Depois, já de manhã, fui vencido novamente pelo sono e ao acordar, já quase meio-dia, de chofre pensei: tenho que escrever a ela! E pensei várias vezes, ainda, como saudá-la: Senhorita ou Senhora? Soube que tens entre dezenove ou vinte e poucos anos, e sou daqueles que acredita que relacionar a obra à idade do autor nos dá pistas para predizer o futuro. Sabemos se o escritor está no ponto ou se nunca vai atingir o ponto. Isso não quer dizer que a fórmula é apenas questão de tempo, pois vinho mal feito o envelhecimento não melhora, mas a idade do autor é mais um parâmetro a ser utilizado dentre tantos. Por isso a dúvida: Qual saudação apropriada para esta carta? Senhorita ou senhora? Ainda trago o cansaço da leitura que me exigiu desprendimento. É como aquelas árduas tarefas de identificar códigos subterrâneos, tesouros submersos, onde o terreno ornado de dissimulação nos diz: é mais profundo. Escrita madura de uma jovem escritora. Então como devo cumprimentá-la: senhorita ou senhora? Ou até menina!

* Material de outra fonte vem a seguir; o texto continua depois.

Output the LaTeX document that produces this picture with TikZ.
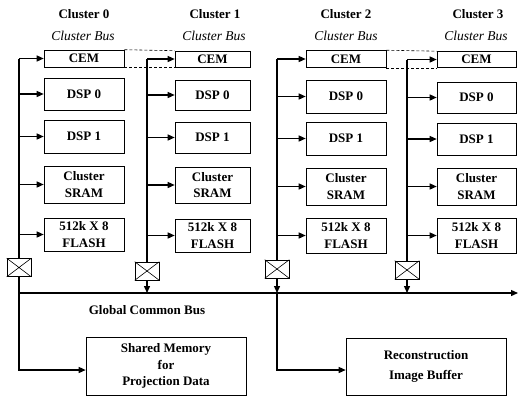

A menina Joana parece adulta demais, precoce. A adulta Joana às vezes reage como menina. A memória dessa única personagem, cuja onipresença enche as páginas do inicio ao fim, me confirma um pensamento vadio que reza: a memória é a única grande religião de toda a humanidade, dos crentes ou descrentes, ou talvez é a mais verdadeira, pois é a única que realmente nos ata a tudo que existe, esquecer é desligar, desatar. Pode parecer estranho para você que teu despretensioso romance me leva a isso, se pensar que é um ledo engano não importa quando publicamos perdemos qualquer autoridade sobre o que escrevemos. Continuemos (...)
Rio de Janeiro, 13 de fevereiro de 1944
Vosso súdito, Mário de Andrade”
Como se vê, Mário não perdeu a humildade e a gentileza depois de se tornar celebridade.